Current Liabilities are liabilities that must be discharged within one accounting year.
- Bills Payable,
- Income received in advance,
- Short term Loans and Advance.
Objective and Significance of Current Ratio:
The objective of the computing the ratio is to measure the ability of the firm to meet its short term obligations and to reflect the short-term financial strength of a firm. Higher the current ratio the greater the short-term solvency. 2 : 1 is considered ideal current ratio. However, a very high ratio will indicate idleness of working capital only.
It is also known as Acid Test Ratio, Quick Ratio : It is calculated by dividing the Quick Assets by the Quick liabilities.

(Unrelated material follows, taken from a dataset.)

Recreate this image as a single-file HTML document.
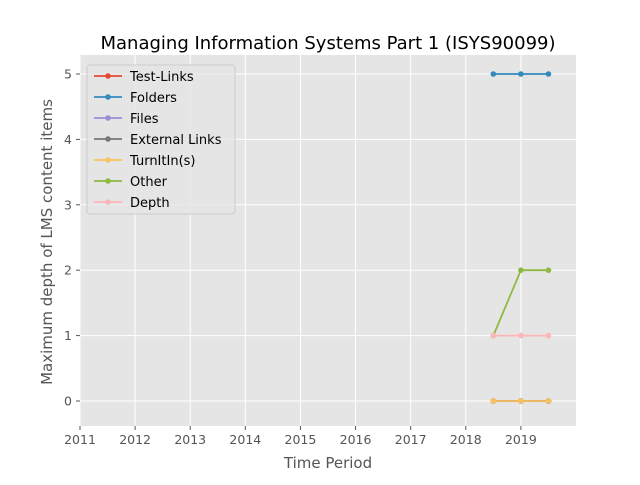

Liquid Ratio = Quick Assets / Quick Liabilities = Current Assets – Stock – Prepaid expenses / Current Liabilities – Bank overdrafts
Quick Assets refers to those current assets which can be converted into cash immediately or at a short notice without a loss of value. Therefore, quick assets are current assets less stock and prepaid expenses, i.e., cash bank debtors and readily realizable marketable securities.
Quick or Liquid Liabilities include all items of current liabilities except bank overdraft because bank loans are taken and not to be repaid immediately. However, if bank overdraft is payable on demand, such should be included within quick liabilities.
Objective or Significance of quick ratio : The objective of computing this ratio is to measure the ability of the firm to meet its short-term obligation as and when due without relying upon the realization of stock.
The quick ratio of 1: 1 is considered an ideal ratio for a concern because it is wise to keep the liquid assets at least equal to the liquid liabilities at all times. This ratio is also an indicator of the short-term debt paying capacity of a business enterprise. The greater the ratio the better is the concern’s ability to pay-off financial commitments.